The eventual collapse of the redistricting bill in a close House vote blew up a set of House and Senate end-of-session deals and brought the 2016 session to an abrupt end.
Last year, in the long session, the consensus rule on local bills did not apply, but this year it is once again in effect and getting around it could again complicate the process.
After sponsoring Edwards’ bill in the House last year, Rep. Chuck McGrady, R-Henderson, said he’s in favor of the effort to gather input, but that it’s too early to comment on whether he’ll co-sponsor a bill in the House this year.
“I was aware he was going to solicit input on the maps that the City of Asheville didn’t draw,” McGrady wrote in an email response to Carolina Public Press. “I support his soliciting input. My preferred outcome would be for Asheville leaders to work with Sen. Edwards on the maps, but I don’t think that is going happen. It is premature to decide who might carry the bill in the House, since no bill has been drafted and introduced.”
Legal fight looming
Local legislation is not subject to veto by the governor, but the legislature may not have the last say on changing Asheville’s elections system. The city and the legislature have a long history of court fights and in the case of legislative intervention in local elections recent cases have bolstered the city’s chances or at least the odds that they will take the state to court should a new bill become law.
Last April, a federal court struck down legislation changing municipal districts and elections in Greensboro.
In a strongly worded ruling, District Court Judge Catherine Eagles wrote that even though the state constitution gives the legislature broad powers over local governments, it cannot violate the federal equal protection clause in doing so. She pointed to unequal districts, a “truncated” legislative process and apparent violation of the legislature’s own rules in striking down the law. Eagles said she saw a similar legislative intent to game the districts for partisan advantage as a prior law aimed at Wake County school board districts that was also struck down.
“The United States Constitution does not allow an electoral system which makes one person’s vote more powerful than another’s. Nor does the Constitution allow a system which gives governance and electoral rights to one group of citizens while prohibiting another group of citizens from exercising those same rights, with no legitimate governmental purpose,” Eagles wrote in her conclusion.
Both the state Attorney General’s office and the legislature leadership, which had standing in the case, declined to defend the Greensboro law, making it easier for the plaintiffs.
Both Manheimer and Fisher said they believe the outcome in the Greensboro case spells out what could happen in a future Asheville case.
Manheimer said in the Greensboro case, the court found that the city was being treated differently than other cities and that was a violation of equal protection rights.
“That’s going to be pretty relevant for any other city in North Carolina, including Asheville,” she said.

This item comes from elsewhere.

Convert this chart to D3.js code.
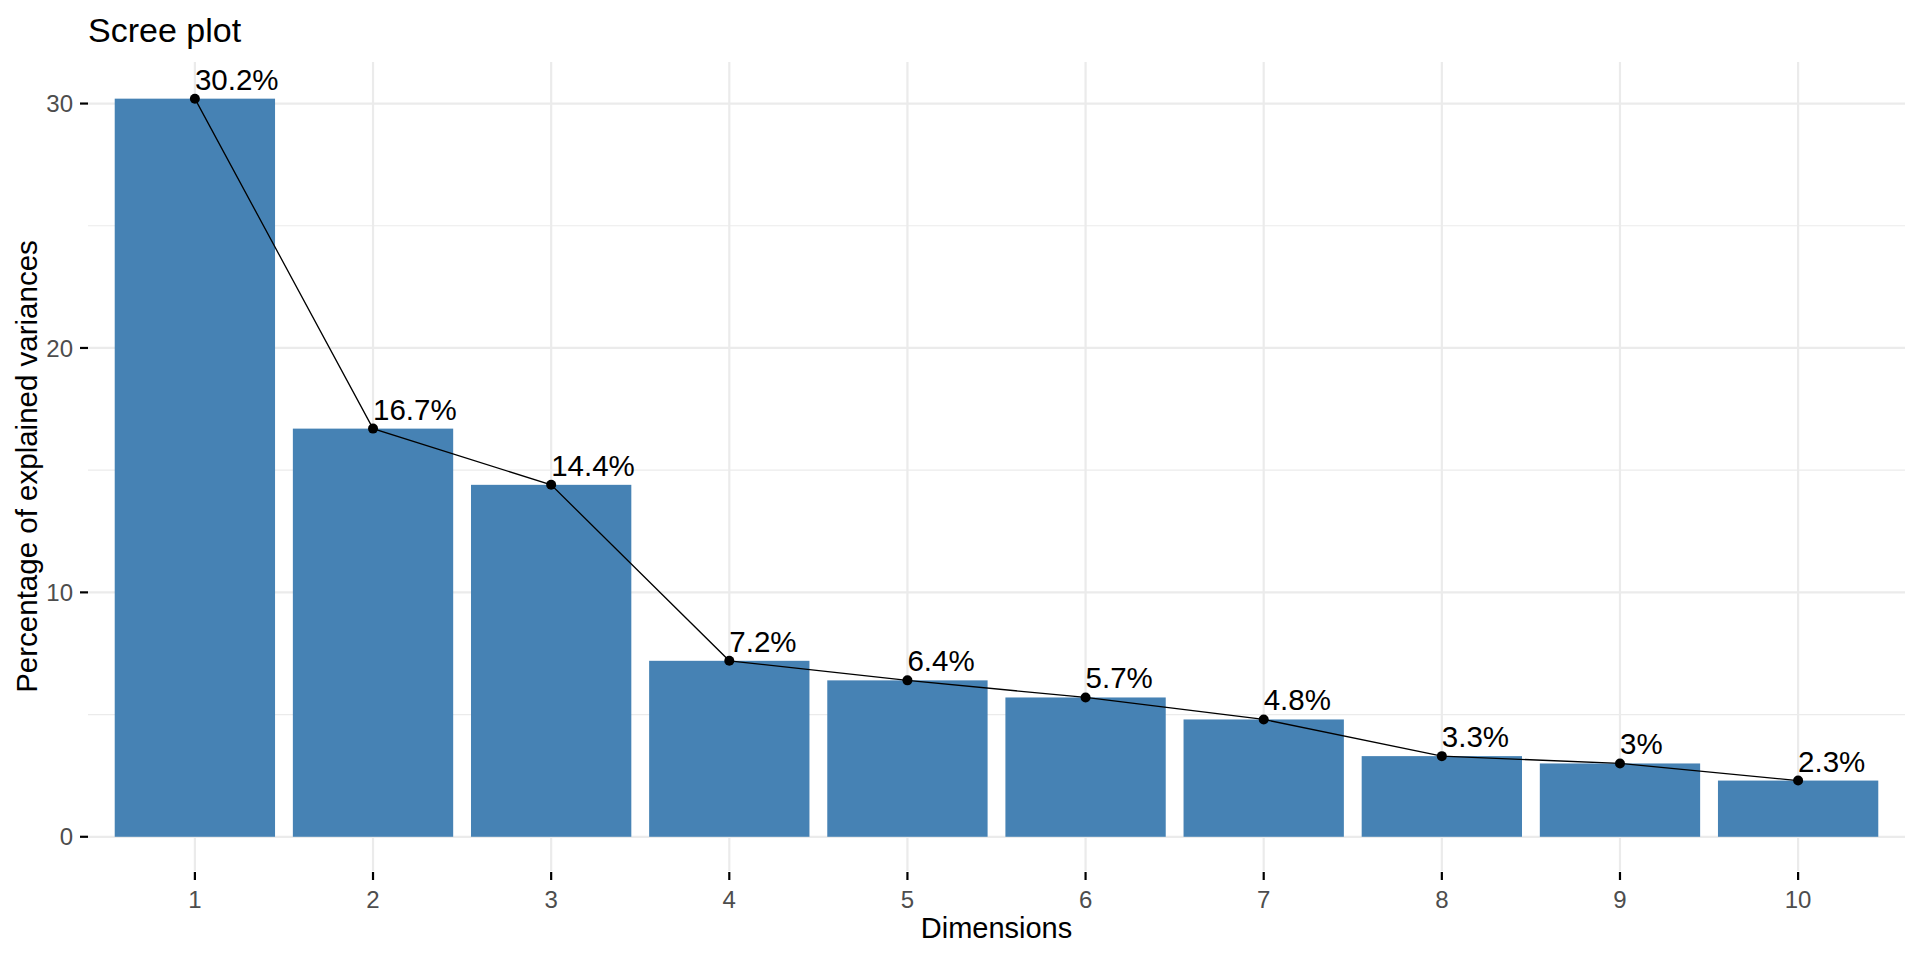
<!DOCTYPE html>
<html>
<head>
<meta charset="utf-8">
<script src="https://cdn.jsdelivr.net/npm/d3@7"></script>
<style>
  body { margin: 0; background: #fff; }
  svg { font-family: "Liberation Sans", Arial, sans-serif; }
</style>
</head>
<body>
<svg id="chart" width="1920" height="960"></svg>
<script>
// explained variance per dimension (%)
var dims = ["1", "2", "3", "4", "5", "6", "7", "8", "9", "10"];
var variances = [30.2, 16.7, 14.4, 7.2, 6.4, 5.7, 4.8, 3.3, 3.0, 2.3];
var labels = ["30.2%", "16.7%", "14.4%", "7.2%", "6.4%", "5.7%", "4.8%", "3.3%", "3%", "2.3%"];
var yTicks = [0, 10, 20, 30];
var yMinor = [5, 15, 25];

var svg = d3.select("#chart");
var margin = { top: 62, right: 15, bottom: 89, left: 88 };
var width = 1920, height = 960;
var innerWidth = width - margin.left - margin.right;
var innerHeight = height - margin.top - margin.bottom;

var data = dims.map((d, i) => ({ dim: d, value: variances[i], label: labels[i] }));

// ggplot style discrete axis: 0.6 unit expansion each side
var x = d3.scalePoint()
    .domain(dims)
    .range([0, innerWidth])
    .padding(0.6);
var step = x.step();
var barW = step * 0.9;

var y = d3.scaleLinear()
    .domain([-1.4, 31.7])
    .range([innerHeight, 0]);

var g = svg.append("g")
    .attr("transform", "translate(" + margin.left + "," + margin.top + ")");

// grid
g.selectAll(".minor").data(yMinor).enter().append("line")
    .attr("x1", 0).attr("x2", innerWidth)
    .attr("y1", d => y(d)).attr("y2", d => y(d))
    .style("stroke", "#EBEBEB").style("stroke-width", "1.1px");
g.selectAll(".major").data(yTicks).enter().append("line")
    .attr("x1", 0).attr("x2", innerWidth)
    .attr("y1", d => y(d)).attr("y2", d => y(d))
    .style("stroke", "#EBEBEB").style("stroke-width", "2.2px");
g.selectAll(".vgrid").data(dims).enter().append("line")
    .attr("x1", d => x(d)).attr("x2", d => x(d))
    .attr("y1", 0).attr("y2", innerHeight)
    .style("stroke", "#EBEBEB").style("stroke-width", "2.2px");

// bars
g.selectAll(".bar").data(data).enter().append("rect")
    .attr("x", d => x(d.dim) - barW / 2)
    .attr("width", barW)
    .attr("y", d => y(d.value))
    .attr("height", d => y(0) - y(d.value))
    .style("fill", "#4682B4");

// line + points
g.append("path")
    .datum(data)
    .attr("d", d3.line().x(d => x(d.dim)).y(d => y(d.value)))
    .style("fill", "none")
    .style("stroke", "black")
    .style("stroke-width", "1.3px");

g.selectAll(".pt").data(data).enter().append("circle")
    .attr("cx", d => x(d.dim))
    .attr("cy", d => y(d.value))
    .attr("r", 5)
    .style("fill", "black");

g.selectAll(".lbl").data(data).enter().append("text")
    .attr("x", d => x(d.dim))
    .attr("y", d => y(d.value) - 9)
    .attr("text-anchor", "start")
    .style("font-size", "29.5px")
    .style("fill", "black")
    .text(d => d.label);

// y axis ticks + labels
g.selectAll(".ytick").data(yTicks).enter().append("line")
    .attr("x1", -8).attr("x2", 0)
    .attr("y1", d => y(d)).attr("y2", d => y(d))
    .style("stroke", "black").style("stroke-width", "2.2px");
g.selectAll(".ylab").data(yTicks).enter().append("text")
    .attr("x", -15)
    .attr("y", d => y(d))
    .attr("dy", "0.36em")
    .attr("text-anchor", "end")
    .style("font-size", "24px")
    .style("fill", "#4D4D4D")
    .text(d => d);

// x axis ticks + labels
g.selectAll(".xtick").data(dims).enter().append("line")
    .attr("x1", d => x(d)).attr("x2", d => x(d))
    .attr("y1", innerHeight + 1).attr("y2", innerHeight + 9)
    .style("stroke", "black").style("stroke-width", "2.2px");
g.selectAll(".xlab").data(dims).enter().append("text")
    .attr("x", d => x(d))
    .attr("y", innerHeight + 37)
    .attr("text-anchor", "middle")
    .style("font-size", "24px")
    .style("fill", "#4D4D4D")
    .text(d => d);

// titles
svg.append("text")
    .attr("x", margin.left)
    .attr("y", 42)
    .style("font-size", "34px")
    .style("fill", "black")
    .text("Scree plot");

svg.append("text")
    .attr("x", margin.left + innerWidth / 2)
    .attr("y", 938)
    .attr("text-anchor", "middle")
    .style("font-size", "29px")
    .style("fill", "black")
    .text("Dimensions");

svg.append("text")
    .attr("transform", "translate(37," + (margin.top + innerHeight / 2) + ") rotate(-90)")
    .attr("text-anchor", "middle")
    .style("font-size", "29.5px")
    .style("fill", "black")
    .text("Percentage of explained variances");
</script>
</body>
</html>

There are further concerns over the legality of the law if the districts drawn in 2018 are based on 2010 Census data. Edwards said last year that the legislature is likely to use the districts drawn up by Apodaca in 2016.
The city’s rapidly growing population has changed considerably since the Census, Manheimer said.
“I don’t know whether they will use the same districts or not,” Manheimer said, “but I’m not sure they can use those districts and still be valid within the requirement of one person one vote.”